FRANKFURT (Reuters) – Estonia could become the first country in Europe to launch its own digital means of exchange — the “estcoin” — under plans outlined by the manager of its pioneering e-residency scheme, in place since 2014.

Kaspar Korjus said in a blog post that the estcoin would be aimed at the Baltic country’s 27,000 e-residents — foreigners who open a company there via the web — but would not be a parallel currency to rival the euro.

This year’s meteoric surge in the value of Bitcoin has focused fresh attention on digital or cryptocurrencies, which to date have all been launched by private companies but are now being considered by some governments and central banks.

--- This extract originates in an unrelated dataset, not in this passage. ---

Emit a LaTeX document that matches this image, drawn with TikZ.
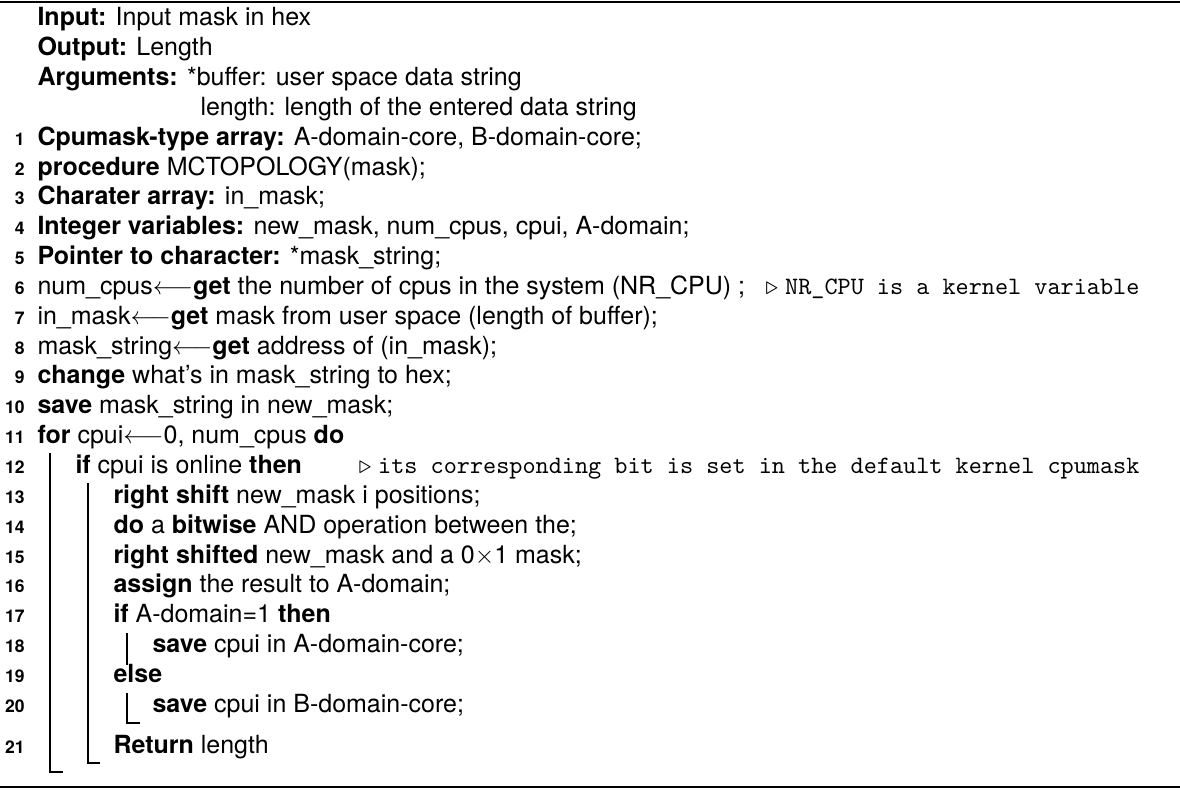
\documentclass[tikz,border=0pt]{standalone}
\usepackage{fontspec}
\setmainfont{TeX Gyre Heros}
\setmonofont{Latin Modern Mono}
\newcommand\Bl[1]{25.75+29.85*#1}
\begin{document}
\begin{tikzpicture}[x=0.4pt,y=-0.4pt,
  txt/.style={anchor=base west, inner sep=0pt, font=\fontsize{10}{12}\selectfont},
  num/.style={anchor=base east, inner sep=0pt, font=\fontsize{7}{8}\selectfont\bfseries},
  cmt/.style={anchor=base east, inner sep=0pt, font=\fontsize{10}{12}\selectfont},
  blk/.style={line width=0.45pt},
  rulebar/.style={line width=0.8pt}]
\useasboundingbox (0,0) rectangle (1180,789);
% rules
\coordinate (tl) at (0,1.5); \coordinate (tr) at (1180,1.5);
\coordinate (bl) at (0,787); \coordinate (br) at (1180,787);
\draw[rulebar] (tl) -- (tr);
\draw[rulebar] (bl) -- (br);
% header
\node[txt] (in) at (37,{\Bl{0}}) {\textbf{Input:} Input mask in hex};
\node[txt] (out) at (37,{\Bl{1}}) {\textbf{Output:} Length};
\node[txt] (arg) at (37,{\Bl{2}}) {\textbf{Arguments:} *buffer: user space data string};
\node[txt] (arg2) at (200,{\Bl{3}}) {length: length of the entered data string};
% numbered lines
\node[num] (n1) at (25,{\Bl{4}}) {1};
\node[txt] (l1) at (37,{\Bl{4}}) {\textbf{Cpumask-type array:} A-domain-core, B-domain-core;};
\node[num] (n2) at (25,{\Bl{5}}) {2};
\node[txt] (l2) at (37,{\Bl{5}}) {\textbf{procedure} MCTOPOLOGY(mask);};
\node[num] (n3) at (25,{\Bl{6}}) {3};
\node[txt] (l3) at (37,{\Bl{6}}) {\textbf{Charater array:} in\_mask;};
\node[num] (n4) at (25,{\Bl{7}}) {4};
\node[txt] (l4) at (37,{\Bl{7}}) {\textbf{Integer variables:} new\_mask, num\_cpus, cpui, A-domain;};
\node[num] (n5) at (25,{\Bl{8}}) {5};
\node[txt] (l5) at (37,{\Bl{8}}) {\textbf{Pointer to character:} *mask\_string;};
\node[num] (n6) at (25,{\Bl{9}}) {6};
\node[txt] (l6) at (37,{\Bl{9}}) {num\_cpus$\longleftarrow$\textbf{get} the number of cpus in the system (NR\_CPU) ;};
\node[cmt] (c6) at (1140,{\Bl{9}}) {$\triangleright$\ \texttt{NR\_CPU is a kernel variable}};
\node[num] (n7) at (25,{\Bl{10}}) {7};
\node[txt] (l7) at (37,{\Bl{10}}) {in\_mask$\longleftarrow$\textbf{get} mask from user space (length of buffer);};
\node[num] (n8) at (25,{\Bl{11}}) {8};
\node[txt] (l8) at (37,{\Bl{11}}) {mask\_string$\longleftarrow$\textbf{get} address of (in\_mask);};
\node[num] (n9) at (25,{\Bl{12}}) {9};
\node[txt] (l9) at (37,{\Bl{12}}) {\textbf{change} what’s in mask\_string to hex;};
\node[num] (n10) at (25,{\Bl{13}}) {10};
\node[txt] (l10) at (37,{\Bl{13}}) {\textbf{save} mask\_string in new\_mask;};
\node[num] (n11) at (25,{\Bl{14}}) {11};
\node[txt] (l11) at (37,{\Bl{14}}) {\textbf{for} cpui$\longleftarrow$0, num\_cpus \textbf{do}};
\node[num] (n12) at (25,{\Bl{15}}) {12};
\node[txt] (l12) at (75,{\Bl{15}}) {\textbf{if} cpui is online \textbf{then}};
\node[cmt] (c12) at (1140,{\Bl{15}}) {$\triangleright$\ \texttt{its corresponding bit is set in the default kernel cpumask}};
\node[num] (n13) at (25,{\Bl{16}}) {13};
\node[txt] (l13) at (113,{\Bl{16}}) {\textbf{right shift} new\_mask i positions;};
\node[num] (n14) at (25,{\Bl{17}}) {14};
\node[txt] (l14) at (113,{\Bl{17}}) {\textbf{do} a \textbf{bitwise} AND operation between the;};
\node[num] (n15) at (25,{\Bl{18}}) {15};
\node[txt] (l15) at (113,{\Bl{18}}) {\textbf{right shifted} new\_mask and a 0$\times$1 mask;};
\node[num] (n16) at (25,{\Bl{19}}) {16};
\node[txt] (l16) at (113,{\Bl{19}}) {\textbf{assign} the result to A-domain;};
\node[num] (n17) at (25,{\Bl{20}}) {17};
\node[txt] (l17) at (113,{\Bl{20}}) {\textbf{if} A-domain=1 \textbf{then}};
\node[num] (n18) at (25,{\Bl{21}}) {18};
\node[txt] (l18) at (152,{\Bl{21}}) {\textbf{save} cpui in A-domain-core;};
\node[num] (n19) at (25,{\Bl{22}}) {19};
\node[txt] (l19) at (113,{\Bl{22}}) {\textbf{else}};
\node[num] (n20) at (25,{\Bl{23}}) {20};
\node[txt] (l20) at (152,{\Bl{23}}) {\textbf{save} cpui in B-domain-core;};
\node[num] (n21) at (25,753) {21};
\node[txt] (l21) at (113,753) {\textbf{Return} length};
% block lines
\coordinate (fa) at (50,453); \coordinate (fb) at (50,772); \coordinate (fc) at (63,772);
\coordinate (ia) at (88,483); \coordinate (ib) at (88,763); \coordinate (ic) at (100,763);
\coordinate (ta) at (127,633); \coordinate (tb) at (127,665);
\coordinate (ea) at (127,693); \coordinate (eb) at (127,723); \coordinate (ec) at (140,723);
\draw[blk] (fa) -- (fb) -- (fc);
\draw[blk] (ia) -- (ib) -- (ic);
\draw[blk] (ta) -- (tb);
\draw[blk] (ea) -- (eb) -- (ec);
\end{tikzpicture}
\end{document}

Korjus said estcoins could serve one of three purposes: rewarding services to the e-resident community, verifying one’s identity online, or as a means of payment pegged to the euro.

“All three of these models of estcoin are viable and can be introduced (even without alarming the European Central Bank),” Korjus wrote in the blog post.

Estonia’s central bank governor Ardo Hansson later said the estcoin was not a government initiative and that the central bank had not been consulted.

First floated in the summer, the idea of an estcoin was rebuffed by ECB President Mario Draghi, who said in September the only currency of the euro zone was the euro. An ECB spokesman would not comment further on Tuesday.

Korjus stressed the estcoin would simply be a “token” and not compete with the single currency.

But the third of Korjus’s possible designs, which he labels “euro estcoin”, envisaged that it would work as a parallel means of payment that bypasses the banking sector.

“We would never provide an alternative currency to the euro, but it’s possible that we could combine some of the decentralized advantages of crypto with the stability and trust of fiat currency and then limit its use within the e-resident community,” he said.

And the first version, described as a “community estcoin”, would it see openly traded on traditional and cryptocurrency exchanges at a later stage.

That could put Estonia on a collision course with the ECB if estcoin adoption was wide enough to have an impact on the euro zone economy and so interfere with Frankfurt’s monetary policy.

The numbers are small so far, however. A Deloitte report cited by Korjus estimates that e-residents brought 14.4 million euros to Estonia in the scheme’s first three years and foresaw a rise to 1.8 billion euros by 2025.

Venezuelan President Nicolas Maduro announced earlier this month the launch of the “petro”, a digital currency backed by oil reserves, to shore up his country’s collapsed economy and circumvent U.S.-led financial sanctions.

In Europe, Sweden’s central bank has said it may introduce an e-version of the crown currency as the use of cash declines while Bank of England is also pondering whether to introduce a digital currency for use by businesses and households. But Denmark’s central bank said “no” to its own e-crown last week.

The ECB has been lukewarm on the subject but Executive Board member Yves Mersch said recently it would experiment with “cash on different digital technologies”.